* **Set problem**: Go through the listing and set it down exactly, leaving out its pictures.

* **Source excerpt**:
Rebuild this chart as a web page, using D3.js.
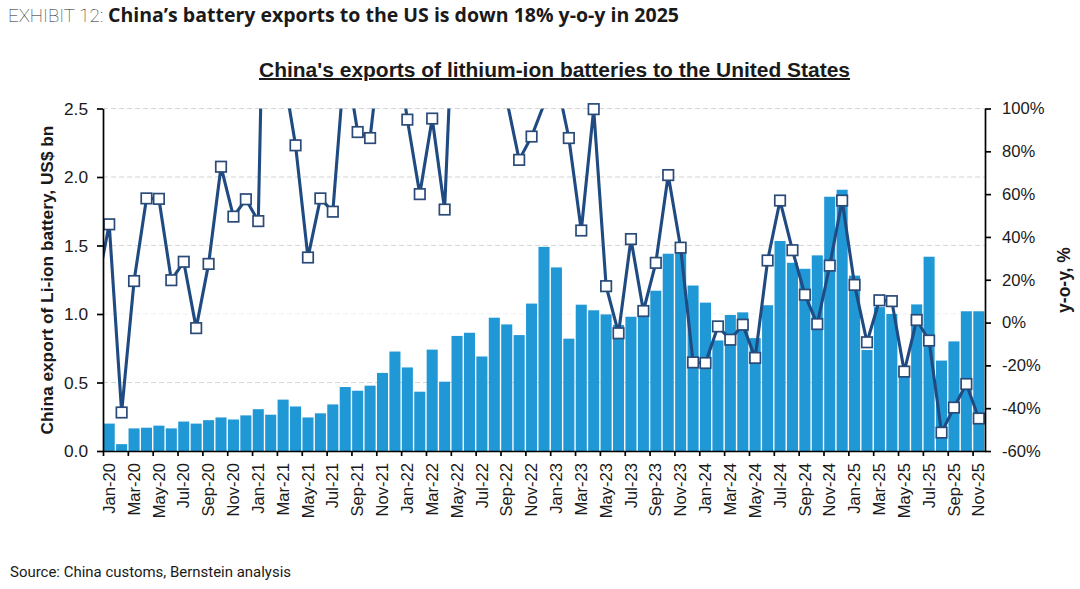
<!DOCTYPE html>
<html><head><meta charset="utf-8">
<script src="https://cdn.jsdelivr.net/npm/d3@7"></script>
<style>html,body{margin:0;padding:0;background:#fff}svg{display:block}text{font-family:"Liberation Sans",Arial,sans-serif;fill:#1a1a1a}</style>
</head><body><svg id="c" width="1080" height="589"></svg>
<script>
const years = ["20","21","22","23","24","25"];
const monthNames = ["Jan","Feb","Mar","Apr","May","Jun","Jul","Aug","Sep","Oct","Nov","Dec"];
const categories = years.flatMap(y => monthNames.map(m => m + "-" + y)).slice(0, 71);
const exportsUsdBn = [
 0.20,0.05,0.165,0.17,0.185,0.165,0.215,0.20,0.225,0.245,0.23,0.26,
 0.305,0.265,0.375,0.325,0.245,0.275,0.34,0.467,0.44,0.477,0.57,0.726,
 0.61,0.433,0.74,0.506,0.84,0.863,0.69,0.973,0.924,0.846,1.076,1.49,
 1.34,0.82,1.068,1.027,0.997,0.92,0.98,1.015,1.17,1.44,1.455,1.208,
 1.083,0.807,0.993,1.012,0.824,1.064,1.533,1.374,1.33,1.428,1.856,1.907,
 1.28,0.737,1.05,1.0,0.62,1.07,1.418,0.66,0.80,1.02,1.02];
const yoyPct = [
 45.9,-42,19.4,58,57.8,19.8,28.4,-2.6,27.4,72.8,49.5,57.6,
 47.4,320,118,82.8,30.4,58,51.8,125,89,86.2,137,135,
 94.8,60,95.3,52.8,190,200,180,150,104,76,86.9,102,
 114,86.2,43,99.7,17,-5,39,5.4,27.9,68.9,35,-18.6,
 -18.9,-1.8,-8,-1,-16.5,29,57,33.8,13,-0.7,26.6,57,
 17.6,-9.2,10.4,10,-22.9,1.2,-8.4,-51.4,-39.7,-28.7,-44.8];
const yoyBeforeStart = 16;
const leftTicks = [0,0.5,1,1.5,2,2.5];
const rightTicks = [-60,-40,-20,0,20,40,60,80,100];
const gridValues = [0.5,1,1.5,2,2.5];

const L=103,R=985,T=108.5,B=451;
const svg=d3.select("#c");
const x=d3.scaleBand().domain(categories).range([L,R]).paddingInner(0.11).paddingOuter(0.055);
const xi=d3.scaleLinear().domain([0,categories.length]).range([L,R]);
const yL=d3.scaleLinear().domain([0,2.5]).range([B,T]);
const yR=d3.scaleLinear().domain([-60,100]).range([B,T]);

// grid
svg.append("g").selectAll("line").data(gridValues).join("line")
 .attr("x1",L).attr("x2",R).attr("y1",d=>yL(d)).attr("y2",d=>yL(d))
 .attr("stroke",d=>d===1?"#efefef":"#d6d6d6").attr("stroke-width",1.2).attr("stroke-dasharray","5 3");
// bars
svg.append("g").selectAll("rect").data(exportsUsdBn).join("rect")
 .attr("x",(d,i)=>x(categories[i])).attr("width",x.bandwidth())
 .attr("y",d=>yL(d)).attr("height",d=>B-yL(d)).attr("fill","#2098d6");
// clip + line
svg.append("clipPath").attr("id","plot").append("rect").attr("x",L).attr("y",T).attr("width",R-L).attr("height",B-T);
const pts=[[-1,yoyBeforeStart],...yoyPct.map((v,i)=>[i,v])];
svg.append("path").datum(pts).attr("clip-path","url(#plot)")
 .attr("fill","none").attr("stroke","#1f4b82").attr("stroke-width",3.1).attr("stroke-linejoin","round")
 .attr("d",d3.line().x(d=>xi(d[0]+0.5)).y(d=>yR(d[1])));
const S=10.5;
svg.append("g").selectAll("rect").data(yoyPct.map((v,i)=>[i,v]).filter(d=>d[1]<=100)).join("rect")
 .attr("x",d=>xi(d[0]+0.5)-S/2).attr("y",d=>yR(d[1])-S/2).attr("width",S).attr("height",S)
 .attr("fill","#fff").attr("stroke","#2a4a78").attr("stroke-width",1.7);

// axes
const style=(g,fs)=>{g.selectAll("path,line").attr("stroke","#000").attr("stroke-width",1.7);
 g.selectAll("text").attr("font-size",fs).attr("fill","#222").style("font-family",'"Liberation Sans",Arial,sans-serif');};
const aL=svg.append("g").attr("transform",`translate(${L},0)`)
 .call(d3.axisLeft(yL).tickValues(leftTicks).tickFormat(d3.format(".1f")).tickSize(6).tickSizeOuter(0).tickPadding(9));
style(aL,17.3);
const aR=svg.append("g").attr("transform",`translate(${R},0)`)
 .call(d3.axisRight(yR).tickValues(rightTicks).tickFormat(d=>d+"%").tickSize(6).tickSizeOuter(0).tickPadding(11));
style(aR,16.6);
const aT=svg.append("g").attr("transform",`translate(0,${B})`)
 .call(d3.axisBottom(xi).tickValues(d3.range(0,categories.length+1,2)).tickFormat("").tickSize(5).tickSizeOuter(0));
style(aT,10);
const aB=svg.append("g").attr("transform",`translate(0,${B})`)
 .call(d3.axisBottom(x).tickValues(categories.filter((d,i)=>i%2===0)).tickSize(0).tickSizeOuter(0));
aB.select(".domain").remove();
aB.selectAll("text").attr("transform","rotate(-90)").attr("text-anchor","end")
 .attr("x",-12).attr("y",0).attr("dy","0.34em");
style(aB,16.6);

// titles
svg.append("text").attr("x",554.5).attr("y",77).attr("text-anchor","middle")
 .attr("font-size",20).attr("font-weight","bold").attr("text-decoration","underline").attr("fill","#111")
 .attr("textLength",591).attr("lengthAdjust","spacingAndGlyphs")
 .text("China's exports of lithium-ion batteries to the United States");
svg.append("text").attr("transform","translate(53,280) rotate(-90)").attr("text-anchor","middle")
 .attr("font-size",17.3).attr("font-weight","bold").attr("fill","#111").text("China export of Li-ion battery, US$ bn");
svg.append("text").attr("transform","translate(1070,280) rotate(-90)").attr("text-anchor","middle")
 .attr("font-size",17.5).attr("font-weight","bold").attr("fill","#111").text("y-o-y, %");
svg.append("text").attr("x",8).attr("y",22).attr("textLength",95).attr("lengthAdjust","spacingAndGlyphs")
 .style("font-family","Roboto,sans-serif").attr("font-weight",100).attr("font-size",19).attr("fill","#222").text("EXHIBIT 12:");
svg.append("text").attr("x",108).attr("y",22).attr("textLength",571).attr("lengthAdjust","spacingAndGlyphs")
 .style("font-family","'Open Sans',sans-serif").attr("font-weight",700).attr("font-size",19).attr("fill","#111")
 .text("China\u2019s battery exports to the US is down 18% y-o-y in 2025");
svg.append("text").attr("x",10).attr("y",577).attr("textLength",281).attr("lengthAdjust","spacingAndGlyphs")
 .style("font-family","Roboto,sans-serif").attr("font-size",14.5).attr("fill","#222").text("Source: China customs, Bernstein analysis");
</script></body></html>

* **The reply**:
Rebuild this chart as a web page, using D3.js.
<!DOCTYPE html>
<html><head><meta charset="utf-8">
<script src="https://cdn.jsdelivr.net/npm/d3@7"></script>
<style>html,body{margin:0;padding:0;background:#fff}svg{display:block}text{font-family:"Liberation Sans",Arial,sans-serif;fill:#1a1a1a}</style>
</head><body><svg id="c" width="1080" height="589"></svg>
<script>
const years = ["20","21","22","23","24","25"];
const monthNames = ["Jan","Feb","Mar","Apr","May","Jun","Jul","Aug","Sep","Oct","Nov","Dec"];
const categories = years.flatMap(y => monthNames.map(m => m + "-" + y)).slice(0, 71);
const exportsUsdBn = [
 0.20,0.05,0.165,0.17,0.185,0.165,0.215,0.20,0.225,0.245,0.23,0.26,
 0.305,0.265,0.375,0.325,0.245,0.275,0.34,0.467,0.44,0.477,0.57,0.726,
 0.61,0.433,0.74,0.506,0.84,0.863,0.69,0.973,0.924,0.846,1.076,1.49,
 1.34,0.82,1.068,1.027,0.997,0.92,0.98,1.015,1.17,1.44,1.455,1.208,
 1.083,0.807,0.993,1.012,0.824,1.064,1.533,1.374,1.33,1.428,1.856,1.907,
 1.28,0.737,1.05,1.0,0.62,1.07,1.418,0.66,0.80,1.02,1.02];
const yoyPct = [
 45.9,-42,19.4,58,57.8,19.8,28.4,-2.6,27.4,72.8,49.5,57.6,
 47.4,320,118,82.8,30.4,58,51.8,125,89,86.2,137,135,
 94.8,60,95.3,52.8,190,200,180,150,104,76,86.9,102,
 114,86.2,43,99.7,17,-5,39,5.4,27.9,68.9,35,-18.6,
 -18.9,-1.8,-8,-1,-16.5,29,57,33.8,13,-0.7,26.6,57,
 17.6,-9.2,10.4,10,-22.9,1.2,-8.4,-51.4,-39.7,-28.7,-44.8];
const yoyBeforeStart = 16;
const leftTicks = [0,0.5,1,1.5,2,2.5];
const rightTicks = [-60,-40,-20,0,20,40,60,80,100];
const gridValues = [0.5,1,1.5,2,2.5];

const L=103,R=985,T=108.5,B=451;
const svg=d3.select("#c");
const x=d3.scaleBand().domain(categories).range([L,R]).paddingInner(0.11).paddingOuter(0.055);
const xi=d3.scaleLinear().domain([0,categories.length]).range([L,R]);
const yL=d3.scaleLinear().domain([0,2.5]).range([B,T]);
const yR=d3.scaleLinear().domain([-60,100]).range([B,T]);

// grid
svg.append("g").selectAll("line").data(gridValues).join("line")
 .attr("x1",L).attr("x2",R).attr("y1",d=>yL(d)).attr("y2",d=>yL(d))
 .attr("stroke",d=>d===1?"#efefef":"#d6d6d6").attr("stroke-width",1.2).attr("stroke-dasharray","5 3");
// bars
svg.append("g").selectAll("rect").data(exportsUsdBn).join("rect")
 .attr("x",(d,i)=>x(categories[i])).attr("width",x.bandwidth())
 .attr("y",d=>yL(d)).attr("height",d=>B-yL(d)).attr("fill","#2098d6");
// clip + line
svg.append("clipPath").attr("id","plot").append("rect").attr("x",L).attr("y",T).attr("width",R-L).attr("height",B-T);
const pts=[[-1,yoyBeforeStart],...yoyPct.map((v,i)=>[i,v])];
svg.append("path").datum(pts).attr("clip-path","url(#plot)")
 .attr("fill","none").attr("stroke","#1f4b82").attr("stroke-width",3.1).attr("stroke-linejoin","round")
 .attr("d",d3.line().x(d=>xi(d[0]+0.5)).y(d=>yR(d[1])));
const S=10.5;
svg.append("g").selectAll("rect").data(yoyPct.map((v,i)=>[i,v]).filter(d=>d[1]<=100)).join("rect")
 .attr("x",d=>xi(d[0]+0.5)-S/2).attr("y",d=>yR(d[1])-S/2).attr("width",S).attr("height",S)
 .attr("fill","#fff").attr("stroke","#2a4a78").attr("stroke-width",1.7);

// axes
const style=(g,fs)=>{g.selectAll("path,line").attr("stroke","#000").attr("stroke-width",1.7);
 g.selectAll("text").attr("font-size",fs).attr("fill","#222").style("font-family",'"Liberation Sans",Arial,sans-serif');};
const aL=svg.append("g").attr("transform",`translate(${L},0)`)
 .call(d3.axisLeft(yL).tickValues(leftTicks).tickFormat(d3.format(".1f")).tickSize(6).tickSizeOuter(0).tickPadding(9));
style(aL,17.3);
const aR=svg.append("g").attr("transform",`translate(${R},0)`)
 .call(d3.axisRight(yR).tickValues(rightTicks).tickFormat(d=>d+"%").tickSize(6).tickSizeOuter(0).tickPadding(11));
style(aR,16.6);
const aT=svg.append("g").attr("transform",`translate(0,${B})`)
 .call(d3.axisBottom(xi).tickValues(d3.range(0,categories.length+1,2)).tickFormat("").tickSize(5).tickSizeOuter(0));
style(aT,10);
const aB=svg.append("g").attr("transform",`translate(0,${B})`)
 .call(d3.axisBottom(x).tickValues(categories.filter((d,i)=>i%2===0)).tickSize(0).tickSizeOuter(0));
aB.select(".domain").remove();
aB.selectAll("text").attr("transform","rotate(-90)").attr("text-anchor","end")
 .attr("x",-12).attr("y",0).attr("dy","0.34em");
style(aB,16.6);

// titles
svg.append("text").attr("x",554.5).attr("y",77).attr("text-anchor","middle")
 .attr("font-size",20).attr("font-weight","bold").attr("text-decoration","underline").attr("fill","#111")
 .attr("textLength",591).attr("lengthAdjust","spacingAndGlyphs")
 .text("China's exports of lithium-ion batteries to the United States");
svg.append("text").attr("transform","translate(53,280) rotate(-90)").attr("text-anchor","middle")
 .attr("font-size",17.3).attr("font-weight","bold").attr("fill","#111").text("China export of Li-ion battery, US$ bn");
svg.append("text").attr("transform","translate(1070,280) rotate(-90)").attr("text-anchor","middle")
 .attr("font-size",17.5).attr("font-weight","bold").attr("fill","#111").text("y-o-y, %");
svg.append("text").attr("x",8).attr("y",22).attr("textLength",95).attr("lengthAdjust","spacingAndGlyphs")
 .style("font-family","Roboto,sans-serif").attr("font-weight",100).attr("font-size",19).attr("fill","#222").text("EXHIBIT 12:");
svg.append("text").attr("x",108).attr("y",22).attr("textLength",571).attr("lengthAdjust","spacingAndGlyphs")
 .style("font-family","'Open Sans',sans-serif").attr("font-weight",700).attr("font-size",19).attr("fill","#111")
 .text("China\u2019s battery exports to the US is down 18% y-o-y in 2025");
svg.append("text").attr("x",10).attr("y",577).attr("textLength",281).attr("lengthAdjust","spacingAndGlyphs")
 .style("font-family","Roboto,sans-serif").attr("font-size",14.5).attr("fill","#222").text("Source: China customs, Bernstein analysis");
</script></body></html>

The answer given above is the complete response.